The Sunset Bar , located at the start of the resort’s jetty and overlooking the beach, is the ultimate location for sundowners. Let chill beats wash over you as you sip on cool wines, beers and cocktails in a relaxed, friendly vibe. Personally, a cheese board was also absolutely called for. As the sun sinks, the sand, sea and horizon turn a vibrant shade of orange, with the jetty casting a dramatic shadow across the water.

When the show is over, head back to the hotel for dinner at the Asian-fusion Dune restaurant, or the pub-style Sand + Wood. But if your appetite is still whetted for more lights and colours, the evening isn’t over yet.

Settle into the Illumina stage for Return to Sky, an immersive light and sound show leading viewers on a captivating journey through K’gari’s stories and landscapes.

Indulge and disconnect

woman setting up massage room at kingfisher bay resort Island Day Spa
Find bliss at Island Day Spa. (Image: Jessica Miocevich)

Of course, there is a type of traveller who knows that balance is important, day or night. While Kingfisher Bay Resort offers more than one pool for guests to spend all day lounging by (they’ll even serve you food and drinks while you do it), you’ll find me at the Island Day Spa.

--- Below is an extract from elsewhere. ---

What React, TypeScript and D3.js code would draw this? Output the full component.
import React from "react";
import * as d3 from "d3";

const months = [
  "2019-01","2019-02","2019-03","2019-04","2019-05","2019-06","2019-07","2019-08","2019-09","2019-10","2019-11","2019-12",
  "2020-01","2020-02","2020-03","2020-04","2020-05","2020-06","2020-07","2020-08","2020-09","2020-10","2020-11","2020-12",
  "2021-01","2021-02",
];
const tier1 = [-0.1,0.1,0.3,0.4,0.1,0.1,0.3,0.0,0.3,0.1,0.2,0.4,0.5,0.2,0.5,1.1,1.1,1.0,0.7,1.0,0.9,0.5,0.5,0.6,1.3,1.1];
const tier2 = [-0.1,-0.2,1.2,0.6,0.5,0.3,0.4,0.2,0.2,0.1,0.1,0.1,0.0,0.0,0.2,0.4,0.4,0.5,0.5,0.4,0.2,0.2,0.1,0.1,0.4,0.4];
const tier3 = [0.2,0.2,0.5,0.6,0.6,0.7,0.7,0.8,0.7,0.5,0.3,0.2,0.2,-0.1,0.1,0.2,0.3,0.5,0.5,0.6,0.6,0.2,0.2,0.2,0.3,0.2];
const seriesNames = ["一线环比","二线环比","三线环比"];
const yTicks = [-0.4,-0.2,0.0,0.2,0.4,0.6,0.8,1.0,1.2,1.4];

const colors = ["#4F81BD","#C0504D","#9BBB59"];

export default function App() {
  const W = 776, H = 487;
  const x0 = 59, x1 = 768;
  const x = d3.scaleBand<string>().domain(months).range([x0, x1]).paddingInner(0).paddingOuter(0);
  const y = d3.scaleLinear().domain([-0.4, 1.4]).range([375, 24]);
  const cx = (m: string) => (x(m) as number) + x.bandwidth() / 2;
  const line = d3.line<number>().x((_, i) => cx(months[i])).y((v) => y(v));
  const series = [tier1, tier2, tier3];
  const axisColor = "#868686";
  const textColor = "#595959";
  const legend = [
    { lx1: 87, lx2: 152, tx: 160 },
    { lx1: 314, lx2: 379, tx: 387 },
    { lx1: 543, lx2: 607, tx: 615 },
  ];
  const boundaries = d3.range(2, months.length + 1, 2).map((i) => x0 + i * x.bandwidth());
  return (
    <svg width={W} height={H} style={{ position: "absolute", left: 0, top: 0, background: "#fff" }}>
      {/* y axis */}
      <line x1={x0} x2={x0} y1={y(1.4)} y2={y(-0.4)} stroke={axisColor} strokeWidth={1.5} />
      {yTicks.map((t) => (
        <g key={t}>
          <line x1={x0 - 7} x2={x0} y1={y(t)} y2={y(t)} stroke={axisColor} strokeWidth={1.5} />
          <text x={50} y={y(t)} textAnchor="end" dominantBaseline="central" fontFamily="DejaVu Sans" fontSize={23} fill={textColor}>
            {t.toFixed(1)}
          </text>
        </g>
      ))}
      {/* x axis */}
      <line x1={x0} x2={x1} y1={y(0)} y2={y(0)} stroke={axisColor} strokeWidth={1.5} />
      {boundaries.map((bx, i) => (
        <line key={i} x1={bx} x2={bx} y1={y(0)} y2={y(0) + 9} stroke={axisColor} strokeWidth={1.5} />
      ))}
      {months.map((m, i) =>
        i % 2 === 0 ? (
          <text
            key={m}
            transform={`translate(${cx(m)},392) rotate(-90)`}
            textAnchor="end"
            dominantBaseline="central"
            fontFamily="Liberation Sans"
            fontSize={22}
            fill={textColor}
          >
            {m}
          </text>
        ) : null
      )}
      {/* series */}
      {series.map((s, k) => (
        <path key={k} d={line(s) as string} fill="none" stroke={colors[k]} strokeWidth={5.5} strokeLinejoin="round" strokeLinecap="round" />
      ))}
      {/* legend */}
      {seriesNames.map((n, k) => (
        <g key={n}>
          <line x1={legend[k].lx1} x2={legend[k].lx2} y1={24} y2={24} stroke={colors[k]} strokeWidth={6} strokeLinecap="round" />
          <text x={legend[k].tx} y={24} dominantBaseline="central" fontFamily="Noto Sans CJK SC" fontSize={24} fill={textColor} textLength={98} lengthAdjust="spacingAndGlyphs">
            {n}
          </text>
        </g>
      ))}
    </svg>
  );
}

The masseuses could match the magic hands of any big city spa, and I felt the warm welcome as I walked into the light, breezy reception. Choose from a range of botanical facials, beauty treatments and soothing massages using traditional techniques (obviously, I couldn’t go past a relaxing massage). All products used contain organic, native botanical ingredients with nutrient-rich plant extracts to soothe skin and mind. To really indulge, try out one of the packages, couples treatment or even a pre-wedding day offering.

Getting there

kingfisher bay resort 4wd tour driving passed ss maheno on k'gari island
The world of K’gari awaits. (Image: Jessica Miocevich)

Getting to K’gari is shockingly easy. Find daily flights into Hervey Bay from Brisbane, Melbourne and Sydney. Kingfisher Bay Resort offers a shuttle bus between the airport, their headquarters in Hervey Bay and the ferry to take you to K’gari.